▽

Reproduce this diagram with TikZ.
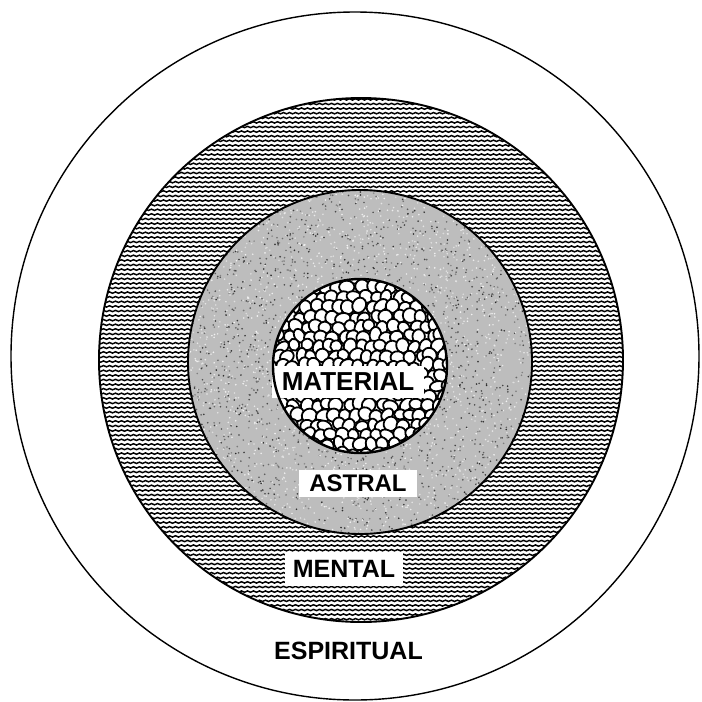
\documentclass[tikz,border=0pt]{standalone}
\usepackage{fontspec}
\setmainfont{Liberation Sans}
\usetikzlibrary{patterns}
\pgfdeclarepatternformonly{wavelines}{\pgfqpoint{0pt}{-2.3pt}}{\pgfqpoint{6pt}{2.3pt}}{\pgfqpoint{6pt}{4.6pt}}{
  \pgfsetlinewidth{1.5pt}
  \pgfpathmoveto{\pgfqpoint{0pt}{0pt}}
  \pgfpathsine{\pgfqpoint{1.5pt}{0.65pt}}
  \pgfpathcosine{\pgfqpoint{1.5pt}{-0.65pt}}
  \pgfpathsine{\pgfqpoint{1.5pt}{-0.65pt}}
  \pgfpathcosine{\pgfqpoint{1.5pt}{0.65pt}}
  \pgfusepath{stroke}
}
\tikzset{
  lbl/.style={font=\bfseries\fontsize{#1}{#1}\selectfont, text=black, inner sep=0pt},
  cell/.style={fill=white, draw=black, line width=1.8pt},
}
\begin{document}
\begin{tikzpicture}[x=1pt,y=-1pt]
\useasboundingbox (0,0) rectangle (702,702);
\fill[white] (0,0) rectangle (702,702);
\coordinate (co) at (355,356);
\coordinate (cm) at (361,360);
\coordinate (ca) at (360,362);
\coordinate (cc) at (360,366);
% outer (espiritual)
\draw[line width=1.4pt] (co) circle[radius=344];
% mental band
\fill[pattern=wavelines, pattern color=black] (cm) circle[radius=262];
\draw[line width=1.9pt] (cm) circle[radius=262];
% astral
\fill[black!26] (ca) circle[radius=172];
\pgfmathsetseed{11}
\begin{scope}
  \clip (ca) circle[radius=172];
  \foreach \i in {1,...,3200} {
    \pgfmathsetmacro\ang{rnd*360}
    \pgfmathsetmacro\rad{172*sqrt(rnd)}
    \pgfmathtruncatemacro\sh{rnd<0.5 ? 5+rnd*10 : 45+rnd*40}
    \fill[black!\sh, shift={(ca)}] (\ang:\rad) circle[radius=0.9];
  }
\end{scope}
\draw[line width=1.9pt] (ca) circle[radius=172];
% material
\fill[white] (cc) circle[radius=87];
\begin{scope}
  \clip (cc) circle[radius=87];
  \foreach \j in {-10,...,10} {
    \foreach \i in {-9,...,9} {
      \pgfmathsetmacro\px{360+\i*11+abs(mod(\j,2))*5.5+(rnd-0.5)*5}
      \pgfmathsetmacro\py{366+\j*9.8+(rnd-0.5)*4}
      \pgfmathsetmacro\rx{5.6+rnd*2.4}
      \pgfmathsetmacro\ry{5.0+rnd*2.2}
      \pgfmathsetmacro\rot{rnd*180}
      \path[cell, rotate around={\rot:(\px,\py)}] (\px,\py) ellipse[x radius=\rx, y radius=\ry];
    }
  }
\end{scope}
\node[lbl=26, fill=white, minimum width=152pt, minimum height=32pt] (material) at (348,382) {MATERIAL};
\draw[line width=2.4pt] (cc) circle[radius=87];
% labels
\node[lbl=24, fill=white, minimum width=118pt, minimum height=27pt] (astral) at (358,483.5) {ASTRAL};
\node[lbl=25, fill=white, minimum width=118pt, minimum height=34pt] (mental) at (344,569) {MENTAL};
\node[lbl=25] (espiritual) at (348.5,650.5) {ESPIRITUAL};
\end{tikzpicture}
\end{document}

△
▽

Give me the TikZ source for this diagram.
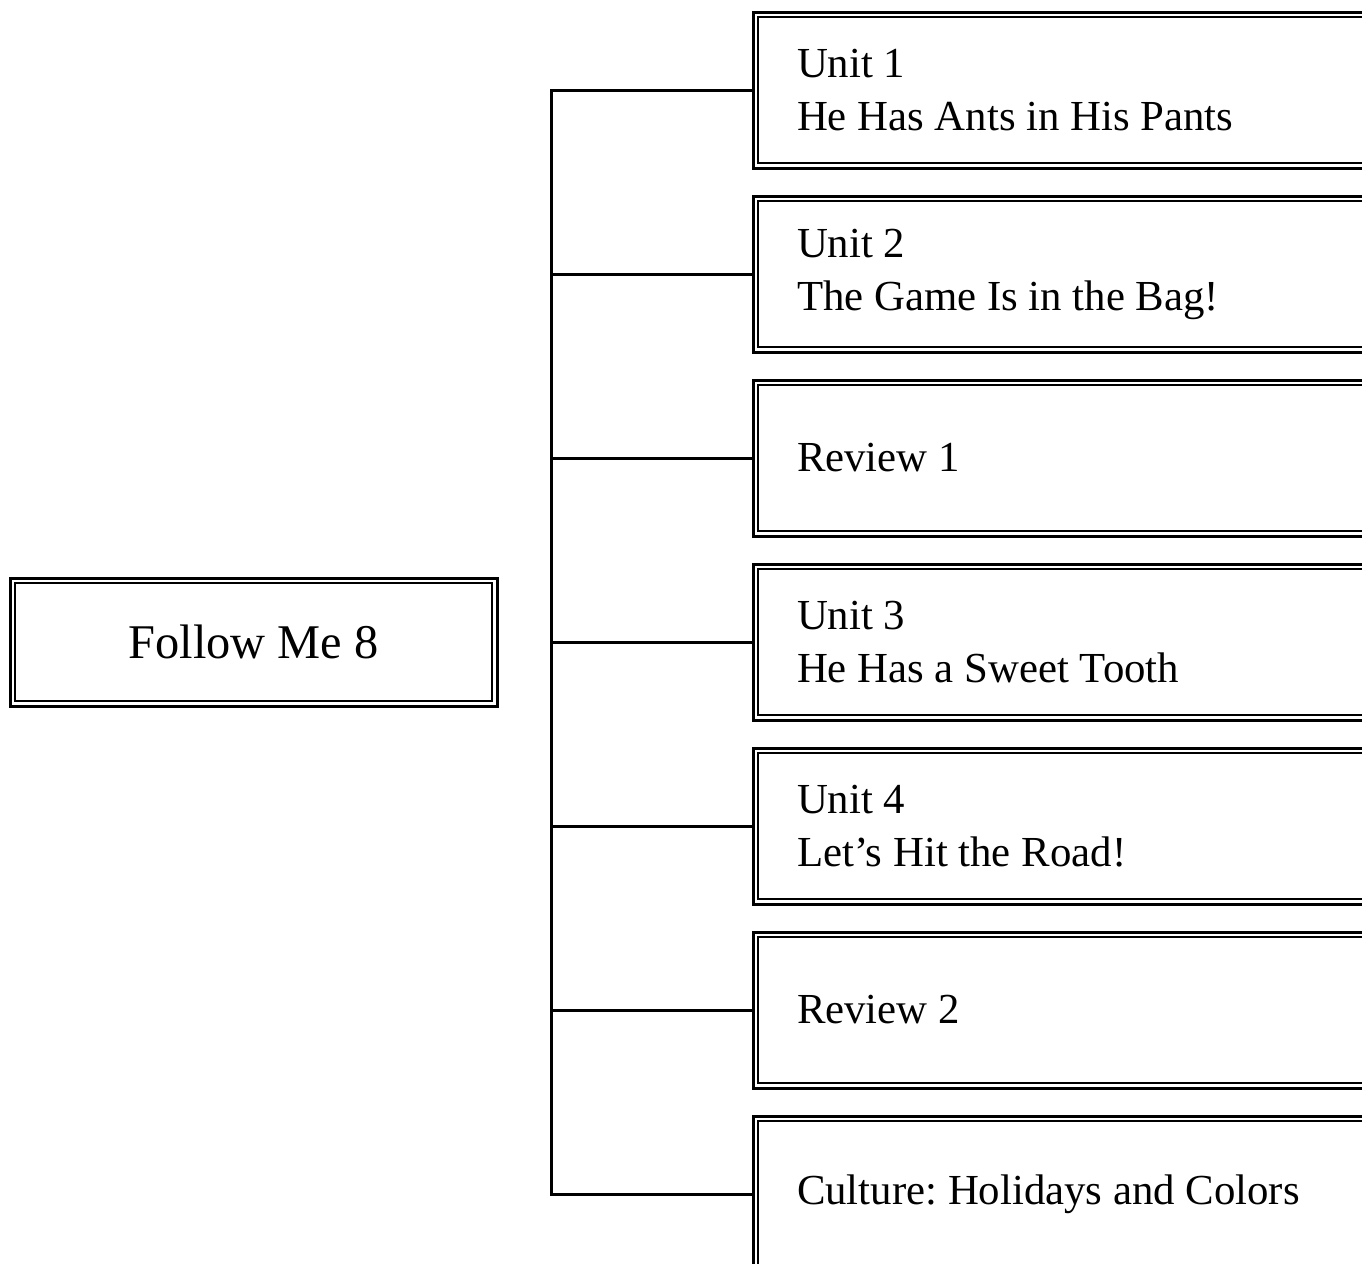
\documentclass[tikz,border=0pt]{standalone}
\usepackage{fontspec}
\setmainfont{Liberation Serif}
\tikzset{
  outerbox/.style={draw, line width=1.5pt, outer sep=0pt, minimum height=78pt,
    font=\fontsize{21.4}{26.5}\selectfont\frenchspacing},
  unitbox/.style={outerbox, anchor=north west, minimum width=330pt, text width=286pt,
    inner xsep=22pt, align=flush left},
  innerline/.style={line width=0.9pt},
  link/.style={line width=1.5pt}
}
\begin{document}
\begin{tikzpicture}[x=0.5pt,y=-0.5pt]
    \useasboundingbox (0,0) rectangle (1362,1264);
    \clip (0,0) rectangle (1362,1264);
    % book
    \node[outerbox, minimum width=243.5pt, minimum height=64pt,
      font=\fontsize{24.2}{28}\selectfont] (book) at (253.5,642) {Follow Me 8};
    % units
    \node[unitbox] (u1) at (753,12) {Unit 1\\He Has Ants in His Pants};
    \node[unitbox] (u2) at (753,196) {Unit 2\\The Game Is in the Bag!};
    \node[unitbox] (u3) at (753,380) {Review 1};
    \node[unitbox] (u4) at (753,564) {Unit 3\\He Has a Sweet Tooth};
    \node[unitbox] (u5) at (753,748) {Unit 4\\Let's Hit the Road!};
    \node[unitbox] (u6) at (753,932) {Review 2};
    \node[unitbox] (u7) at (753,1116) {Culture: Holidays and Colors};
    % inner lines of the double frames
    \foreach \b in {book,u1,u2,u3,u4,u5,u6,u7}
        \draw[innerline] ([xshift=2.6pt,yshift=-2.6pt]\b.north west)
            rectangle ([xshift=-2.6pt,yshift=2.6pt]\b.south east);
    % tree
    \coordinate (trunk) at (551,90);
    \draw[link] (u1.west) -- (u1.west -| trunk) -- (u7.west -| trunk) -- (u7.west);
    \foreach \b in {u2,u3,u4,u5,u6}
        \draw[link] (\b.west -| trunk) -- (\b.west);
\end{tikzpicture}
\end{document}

△
▽

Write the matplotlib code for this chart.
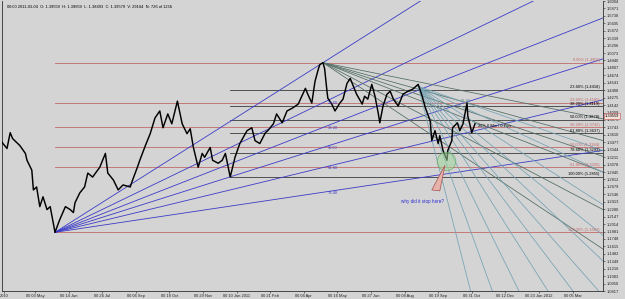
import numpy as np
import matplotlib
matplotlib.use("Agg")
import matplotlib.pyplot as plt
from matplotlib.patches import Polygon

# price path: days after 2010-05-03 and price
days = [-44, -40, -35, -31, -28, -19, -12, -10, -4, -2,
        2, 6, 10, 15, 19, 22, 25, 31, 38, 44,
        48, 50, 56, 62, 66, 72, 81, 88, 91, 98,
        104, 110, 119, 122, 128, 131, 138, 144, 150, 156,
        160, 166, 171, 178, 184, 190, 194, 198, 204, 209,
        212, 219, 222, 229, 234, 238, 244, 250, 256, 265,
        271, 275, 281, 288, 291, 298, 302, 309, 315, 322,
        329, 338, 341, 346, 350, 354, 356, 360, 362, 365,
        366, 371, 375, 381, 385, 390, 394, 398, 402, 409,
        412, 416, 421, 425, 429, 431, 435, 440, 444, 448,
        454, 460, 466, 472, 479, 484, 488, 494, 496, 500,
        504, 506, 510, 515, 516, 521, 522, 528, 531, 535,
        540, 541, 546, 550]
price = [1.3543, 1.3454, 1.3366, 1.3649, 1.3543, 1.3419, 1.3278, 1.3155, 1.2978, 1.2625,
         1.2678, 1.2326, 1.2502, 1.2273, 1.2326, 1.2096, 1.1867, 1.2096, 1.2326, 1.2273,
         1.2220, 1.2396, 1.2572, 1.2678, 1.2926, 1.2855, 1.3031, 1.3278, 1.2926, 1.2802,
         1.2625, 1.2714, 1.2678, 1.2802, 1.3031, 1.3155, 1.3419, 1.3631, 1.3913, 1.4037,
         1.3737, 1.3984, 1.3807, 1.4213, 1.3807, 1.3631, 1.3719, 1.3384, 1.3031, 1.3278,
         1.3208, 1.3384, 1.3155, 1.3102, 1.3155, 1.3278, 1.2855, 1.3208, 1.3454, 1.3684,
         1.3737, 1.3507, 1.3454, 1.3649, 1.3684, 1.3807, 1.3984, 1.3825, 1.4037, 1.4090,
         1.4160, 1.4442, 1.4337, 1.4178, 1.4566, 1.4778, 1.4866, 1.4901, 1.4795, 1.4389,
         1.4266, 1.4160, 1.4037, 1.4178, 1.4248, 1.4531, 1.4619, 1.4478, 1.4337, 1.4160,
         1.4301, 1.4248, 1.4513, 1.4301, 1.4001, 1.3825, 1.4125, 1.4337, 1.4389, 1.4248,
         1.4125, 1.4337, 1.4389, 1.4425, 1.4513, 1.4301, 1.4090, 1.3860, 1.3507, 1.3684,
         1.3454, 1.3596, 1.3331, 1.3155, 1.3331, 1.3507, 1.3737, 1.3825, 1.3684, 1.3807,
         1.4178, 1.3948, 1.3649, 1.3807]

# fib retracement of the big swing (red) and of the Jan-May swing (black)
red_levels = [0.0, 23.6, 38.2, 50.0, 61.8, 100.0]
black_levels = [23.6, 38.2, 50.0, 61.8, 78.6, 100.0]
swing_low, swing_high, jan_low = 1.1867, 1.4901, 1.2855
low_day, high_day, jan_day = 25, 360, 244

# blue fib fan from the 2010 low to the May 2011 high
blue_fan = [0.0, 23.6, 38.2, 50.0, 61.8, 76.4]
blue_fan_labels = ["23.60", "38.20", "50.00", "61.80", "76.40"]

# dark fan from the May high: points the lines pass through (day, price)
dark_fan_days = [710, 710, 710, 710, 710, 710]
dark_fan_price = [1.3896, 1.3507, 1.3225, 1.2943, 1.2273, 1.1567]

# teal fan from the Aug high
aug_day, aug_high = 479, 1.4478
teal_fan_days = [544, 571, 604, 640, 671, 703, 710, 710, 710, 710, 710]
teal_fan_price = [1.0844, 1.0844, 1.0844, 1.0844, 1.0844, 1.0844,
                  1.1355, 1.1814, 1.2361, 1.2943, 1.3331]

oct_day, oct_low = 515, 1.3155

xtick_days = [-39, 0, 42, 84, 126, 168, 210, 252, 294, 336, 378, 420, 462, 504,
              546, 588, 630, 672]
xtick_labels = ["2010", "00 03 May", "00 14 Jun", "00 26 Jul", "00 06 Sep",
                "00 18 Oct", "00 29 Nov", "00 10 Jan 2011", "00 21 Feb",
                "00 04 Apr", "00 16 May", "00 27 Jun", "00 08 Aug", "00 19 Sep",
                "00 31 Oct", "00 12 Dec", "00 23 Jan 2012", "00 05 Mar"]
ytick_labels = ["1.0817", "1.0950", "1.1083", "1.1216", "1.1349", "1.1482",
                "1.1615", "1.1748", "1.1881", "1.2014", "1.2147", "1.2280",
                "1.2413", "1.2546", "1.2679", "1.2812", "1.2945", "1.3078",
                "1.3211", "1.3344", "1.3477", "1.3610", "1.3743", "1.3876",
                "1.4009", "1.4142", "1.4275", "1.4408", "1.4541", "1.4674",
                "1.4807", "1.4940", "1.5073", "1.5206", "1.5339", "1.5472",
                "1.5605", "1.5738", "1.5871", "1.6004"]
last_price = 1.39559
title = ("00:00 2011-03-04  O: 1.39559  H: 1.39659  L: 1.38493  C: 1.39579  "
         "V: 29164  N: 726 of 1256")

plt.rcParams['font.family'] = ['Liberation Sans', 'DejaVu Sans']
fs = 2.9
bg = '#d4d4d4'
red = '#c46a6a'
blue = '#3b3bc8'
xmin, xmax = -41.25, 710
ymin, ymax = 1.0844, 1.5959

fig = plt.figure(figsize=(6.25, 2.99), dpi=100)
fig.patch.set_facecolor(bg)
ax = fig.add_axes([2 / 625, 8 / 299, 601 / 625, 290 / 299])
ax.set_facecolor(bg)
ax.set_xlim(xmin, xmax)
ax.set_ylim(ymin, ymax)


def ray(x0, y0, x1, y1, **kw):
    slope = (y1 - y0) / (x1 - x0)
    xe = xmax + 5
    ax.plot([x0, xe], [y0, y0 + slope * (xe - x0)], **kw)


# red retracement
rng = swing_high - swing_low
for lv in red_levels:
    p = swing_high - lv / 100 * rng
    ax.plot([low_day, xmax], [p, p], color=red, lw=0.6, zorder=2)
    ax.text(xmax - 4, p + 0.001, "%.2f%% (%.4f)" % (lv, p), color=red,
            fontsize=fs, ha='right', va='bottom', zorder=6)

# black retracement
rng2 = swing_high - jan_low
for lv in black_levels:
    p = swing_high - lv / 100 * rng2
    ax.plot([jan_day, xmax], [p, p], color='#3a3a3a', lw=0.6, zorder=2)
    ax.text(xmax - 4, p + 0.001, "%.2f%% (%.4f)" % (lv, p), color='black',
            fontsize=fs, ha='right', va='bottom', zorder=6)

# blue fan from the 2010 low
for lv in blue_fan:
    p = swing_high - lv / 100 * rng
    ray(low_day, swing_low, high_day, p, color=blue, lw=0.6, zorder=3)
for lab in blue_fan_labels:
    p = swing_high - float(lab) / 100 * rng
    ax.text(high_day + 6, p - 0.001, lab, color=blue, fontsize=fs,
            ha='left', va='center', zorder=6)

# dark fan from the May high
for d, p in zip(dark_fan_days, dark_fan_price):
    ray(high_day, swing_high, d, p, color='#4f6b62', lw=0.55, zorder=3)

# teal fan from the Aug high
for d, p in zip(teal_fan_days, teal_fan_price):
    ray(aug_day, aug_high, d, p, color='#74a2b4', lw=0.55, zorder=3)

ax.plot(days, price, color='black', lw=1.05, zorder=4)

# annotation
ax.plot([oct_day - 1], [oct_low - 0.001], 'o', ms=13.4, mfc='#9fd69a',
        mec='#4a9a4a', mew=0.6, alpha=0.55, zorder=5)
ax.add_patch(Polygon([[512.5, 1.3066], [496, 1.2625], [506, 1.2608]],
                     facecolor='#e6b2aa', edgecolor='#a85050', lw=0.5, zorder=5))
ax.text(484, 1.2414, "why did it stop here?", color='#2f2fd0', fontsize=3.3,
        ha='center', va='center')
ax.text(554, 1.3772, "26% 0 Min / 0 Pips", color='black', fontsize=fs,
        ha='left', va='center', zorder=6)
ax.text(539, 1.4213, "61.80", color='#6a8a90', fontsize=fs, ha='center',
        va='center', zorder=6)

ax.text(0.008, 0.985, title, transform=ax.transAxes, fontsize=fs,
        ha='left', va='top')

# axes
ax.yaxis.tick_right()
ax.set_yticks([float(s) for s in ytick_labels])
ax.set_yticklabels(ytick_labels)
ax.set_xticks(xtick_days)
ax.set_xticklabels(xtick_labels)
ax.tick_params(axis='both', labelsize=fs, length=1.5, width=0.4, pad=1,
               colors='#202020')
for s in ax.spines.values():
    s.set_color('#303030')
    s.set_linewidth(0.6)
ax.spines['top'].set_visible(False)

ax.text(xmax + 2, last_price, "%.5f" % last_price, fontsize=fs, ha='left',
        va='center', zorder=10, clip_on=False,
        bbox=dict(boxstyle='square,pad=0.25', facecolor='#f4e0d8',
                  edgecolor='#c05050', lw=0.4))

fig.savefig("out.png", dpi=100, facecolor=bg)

△

Output exactly the lines from the one containing "Write the matplotlib code for this chart." through the one containing "from matplotlib.patches import Polygon", both included, and nothing else; leave out any pictures.

Full output:
Write the matplotlib code for this chart.
import numpy as np
import matplotlib
matplotlib.use("Agg")
import matplotlib.pyplot as plt
from matplotlib.patches import Polygon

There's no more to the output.